Wednesday, June 11, 2014

Reflecting on Junior Year

Honestly, junior year pretty much sucked. Academically, that is. I realized that everyone was telling the truth when they said your junior year in high school will, without a doubt, be your hardest year. BUT, amidst all the suckiness, there was my art class. I'm glad I had this class last period, because I used it as an asset in numerous ways. One, to let out all my stress caused by all my previous classes, and two, to better my art skills, like drawing and painting. I feel as if I have really improved with my art, and it has shown outside of school. My free-drawings that I do at home now look much better, due to all the techniques I've been reminded of this year in art. What I'm most proud of though is my time capsule and how well it came out...especially because I did it all by hand! No stencils, no pictures, nothing. Just my creativity at it's finest. I was skeptical about taking art for my junior year, but I'm glad I did. From my very first attempt at the bicycle drawing to the pages of my book, I am proud to say the quality of my work has really shown improvement. 

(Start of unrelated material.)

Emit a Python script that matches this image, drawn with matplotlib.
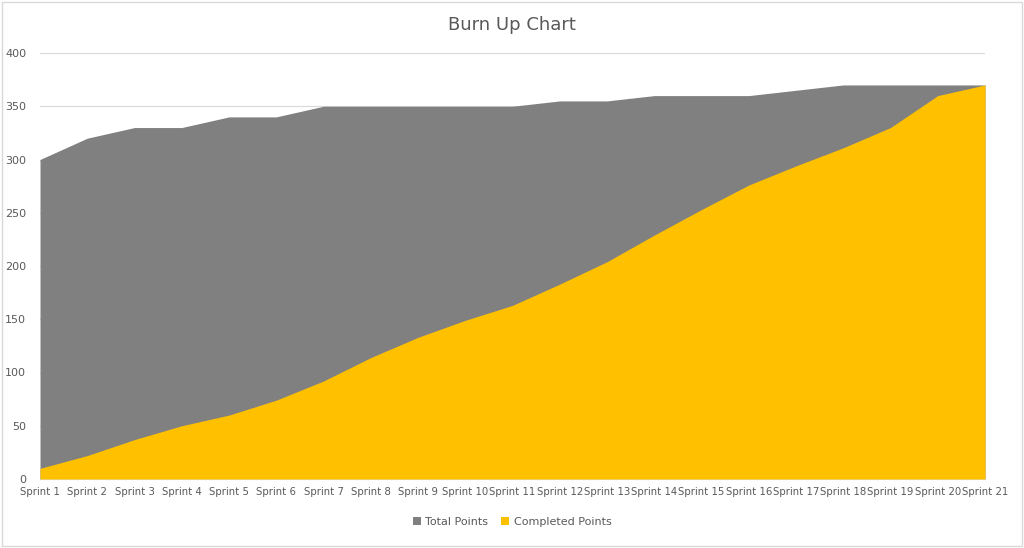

Looking Back 20 Years into the Past

The date was June 11, in the year 2034. I had just recently moved to Florida with my husband and our four young children. We were unpacking the last of our things; I was unpacking the boxes that were upstairs and my children were unpacking the boxes that were filled with their toys downstairs. As I was putting things together in my and my husband's bedroom, my youngest daughter came running upstairs, yelling "Mommy, Mommy, look what I found!" She was carrying a box, which was painted with a different Disney movie on each side, and two pink handprints on the top. 
I instantly remembered what this box was. In my junior year of high school, we had an assignment for my Art class to make a time capsule. This was mine. The box was sealed with packing tape, so I decided to cut the tape and open the box. Looking at the contents inside, I started smiling at the memories they represented. I read the letter I had written to myself, and laughed at my younger self. But what really got me were the pictures, pictures of my closest friends from high school. There were also pictures of me and my brother and my parents when we were toddlers, and even Catrina, the cat that I had from kindergarten to college. She meant so much to me, and so did everyone who's picture was in the box. My daughter kept asking who each person was and why each little object was in the box, so I explained every detail I could to her. High school wasn't my favorite part of my life, but the memories my time capsule held reminded me of the good times, the times that mattered most.